Unlike, say, John Howard, whose father was a western suburbs service station owner, Hockey’s upbringing did not bring him into contact with people doing it tough. He himself never did it tough. He also married well, with spouse Melissa Babbage accumulating significant wealth in a successful finance career that ended only a few years ago, when she left Deutsche Bank after the global financial crisis.
Babbage is perceived to have been an increasingly major influence on Hockey since her retirement, along with Grant Lovett, Hockey’s current chief of staff, who is a former finance executive with UBS. With his spouse, his chief of staff and his department all singing the same tune – without a countervailing, grounded source of real-world political advice in his office – it is little wonder that Hockey makes clunky policy moves that rebound in the electorate.
The third reason is Hockey’s temperament. “Joe has never really been seriously tested and he doesn’t like the pressure,” says one colleague. “I just don’t think he feels comfortable. He’s a bit shocked that they’re not congratulating him on the budget.” Says another: “He’s not looking good. And it’s worrying me a bit because he doesn’t sound happy. He sounds like it’s a big burden. You don’t want to convey that.”
The perception is growing, in short, that Hockey is unsuited to the pressure the supremely prominent and difficult job of being federal treasurer entails.

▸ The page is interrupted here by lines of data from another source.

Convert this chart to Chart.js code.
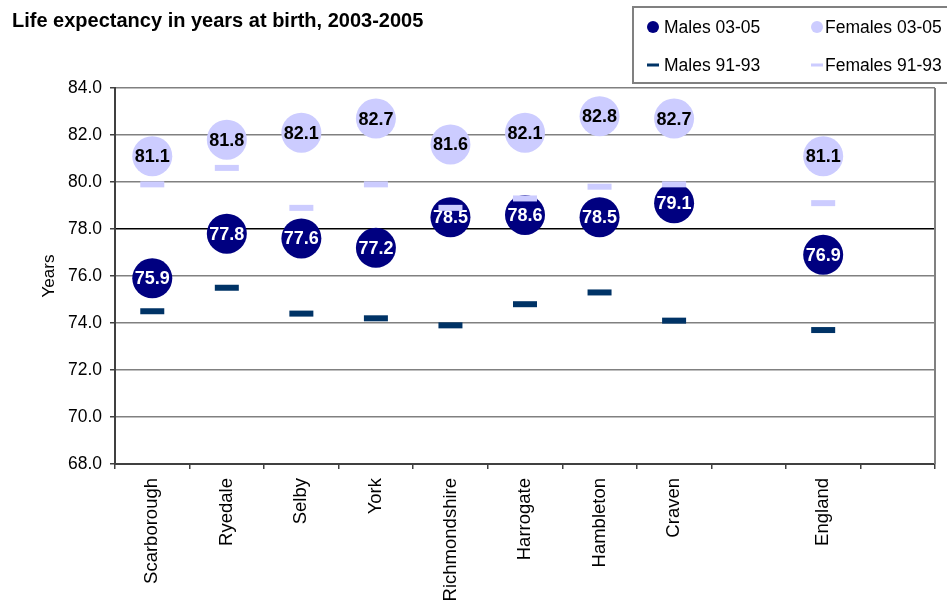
<!DOCTYPE html>
<html>
<head>
<meta charset="utf-8">
<script src="https://cdn.jsdelivr.net/npm/chart.js@4/dist/chart.umd.min.js"></script>
<style>
  html, body { margin: 0; padding: 0; background: #fff; }
  #wrap { width: 947px; height: 610px; position: relative; }
</style>
</head>
<body>
<div id="wrap"><canvas id="lifeChart"></canvas></div>
<script>
// 地区与预期寿命数据
const districts = ['Scarborough', 'Ryedale', 'Selby', 'York', 'Richmondshire', 'Harrogate', 'Hambleton', 'Craven', '', 'England', ''];
const males0305 = [75.9, 77.8, 77.6, 77.2, 78.5, 78.6, 78.5, 79.1, null, 76.9, null];
const females0305 = [81.1, 81.8, 82.1, 82.7, 81.6, 82.1, 82.8, 82.7, null, 81.1, null];
const males9193 = [74.5, 75.5, 74.4, 74.2, 73.9, 74.8, 75.3, 74.1, null, 73.7, null];
const females9193 = [79.9, 80.6, 78.9, 79.9, 78.9, 79.3, 79.8, 79.9, null, 79.1, null];
const yTicks = [68, 70, 72, 74, 76, 78, 80, 82, 84];

const FONT = '"Liberation Sans", Arial, sans-serif';

// 圆点内的数值
const bubbleLabels = {
  id: 'bubbleLabels',
  afterDatasetDraw(chart, args) {
    const ds = chart.data.datasets[args.index];
    if (!ds.labelColor) return;
    const ctx = chart.ctx;
    ctx.save();
    ctx.font = 'bold 18px ' + FONT;
    ctx.fillStyle = ds.labelColor;
    ctx.textAlign = 'center';
    ctx.textBaseline = 'middle';
    args.meta.data.forEach((pt, i) => {
      const v = ds.data[i];
      if (v == null) return;
      ctx.fillText(v.toFixed(1), pt.x, pt.y + 1);
    });
    ctx.restore();
  }
};

// 标题、图例和右边框
const frame = {
  id: 'frame',
  afterDraw(chart) {
    const ctx = chart.ctx;
    const area = chart.chartArea;
    ctx.save();
    ctx.strokeStyle = '#808080';
    ctx.lineWidth = 2;
    ctx.beginPath();
    ctx.moveTo(area.right, area.top);
    ctx.lineTo(area.right, area.bottom);
    ctx.stroke();

    ctx.fillStyle = '#000';
    ctx.font = 'bold 20px ' + FONT;
    ctx.textBaseline = 'alphabetic';
    ctx.fillText('Life expectancy in years at birth, 2003-2005', 12, 27);

    ctx.strokeRect(633, 7, 330, 76);
    const markX = [653, 817], textX = [664, 825], rowY = [27, 65];
    ctx.font = '17.5px ' + FONT;
    chart.data.datasets.forEach((ds, i) => {
      const x = markX[i % 2], y = rowY[Math.floor(i / 2)];
      if (ds.pointStyle === 'circle') {
        ctx.fillStyle = ds.backgroundColor;
        ctx.beginPath();
        ctx.arc(x, y, 6, 0, Math.PI * 2);
        ctx.fill();
      } else {
        ctx.fillStyle = ds.borderColor;
        ctx.fillRect(x - 6, y - 1.5, 12, 3);
      }
      ctx.fillStyle = '#000';
      ctx.fillText(ds.label, textX[i % 2], y + 6);
    });
    ctx.restore();
  }
};

new Chart(document.getElementById('lifeChart'), {
  type: 'line',
  data: {
    labels: districts,
    datasets: [
      { label: 'Males 03-05', data: males0305, pointStyle: 'circle', pointRadius: 20,
        backgroundColor: '#000080', borderColor: '#000080', pointBorderWidth: 0,
        labelColor: '#fff', order: 2 },
      { label: 'Females 03-05', data: females0305, pointStyle: 'circle', pointRadius: 20,
        backgroundColor: '#ccccff', borderColor: '#ccccff', pointBorderWidth: 0,
        labelColor: '#000', order: 2 },
      { label: 'Males 91-93', data: males9193, pointStyle: 'line', pointRadius: 12,
        borderColor: '#003366', backgroundColor: '#003366', pointBorderWidth: 6, order: 1 },
      { label: 'Females 91-93', data: females9193, pointStyle: 'line', pointRadius: 12,
        borderColor: '#ccccff', backgroundColor: '#ccccff', pointBorderWidth: 6, order: 1 }
    ]
  },
  options: {
    responsive: true,
    maintainAspectRatio: false,
    animation: false,
    showLine: false,
    clip: false,
    events: [],
    layout: { autoPadding: false, padding: { top: 88, right: 12, left: 0, bottom: 0 } },
    plugins: { legend: { display: false }, title: { display: false }, tooltip: { enabled: false } },
    scales: {
      x: {
        offset: true,
        grid: { offset: true, drawOnChartArea: false, drawTicks: true, tickLength: 5, color: '#404040', lineWidth: 1.5 },
        border: { color: '#404040', width: 2 },
        ticks: { autoSkip: false, minRotation: 90, maxRotation: 90, padding: 9, color: '#000',
                 font: { family: FONT, size: 18.5 } },
        afterFit(scale) { scale.height = 146; }
      },
      y: {
        min: 68,
        max: 84,
        afterBuildTicks(scale) { scale.ticks = yTicks.map(v => ({ value: v })); },
        grid: {
          color: ctx => ctx.tick && ctx.tick.value === 78 ? '#000' : '#808080',
          lineWidth: 1.5,
          tickLength: 5,
          tickColor: '#404040'
        },
        border: { color: '#404040', width: 2 },
        ticks: { padding: 8, color: '#000', font: { family: FONT, size: 17.5 },
                 callback: v => Number(v).toFixed(1) },
        title: { display: true, text: 'Years', color: '#000', font: { family: FONT, size: 17 },
                 padding: { top: 39, bottom: 0 } },
        afterFit(scale) { scale.width = 115; }
      }
    }
  },
  plugins: [bubbleLabels, frame]
});
</script>
</body>
</html>
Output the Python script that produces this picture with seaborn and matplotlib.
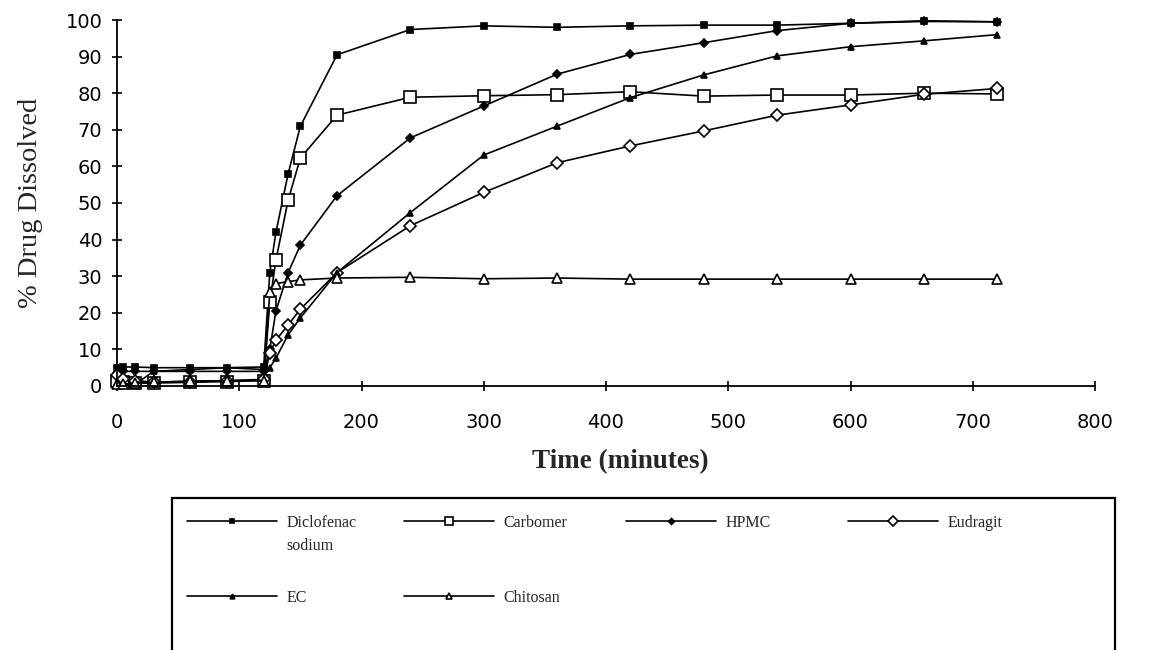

Nevertheless Hockey will remain treasurer for now and this current budget misery will become a character-building memory. The eastern suburbs dinner party set’s dream of Treasurer Malcolm Turnbull was never a near-term possibility anyway. Pressed to put someone new in the position, the economically literate and obvious ministerial success Julie Bishop would be more logical for the job, with Turnbull replacing her in foreign affairs and spending a lot of time overseas – just where prime ministers cementing their hold on power like rivals to be.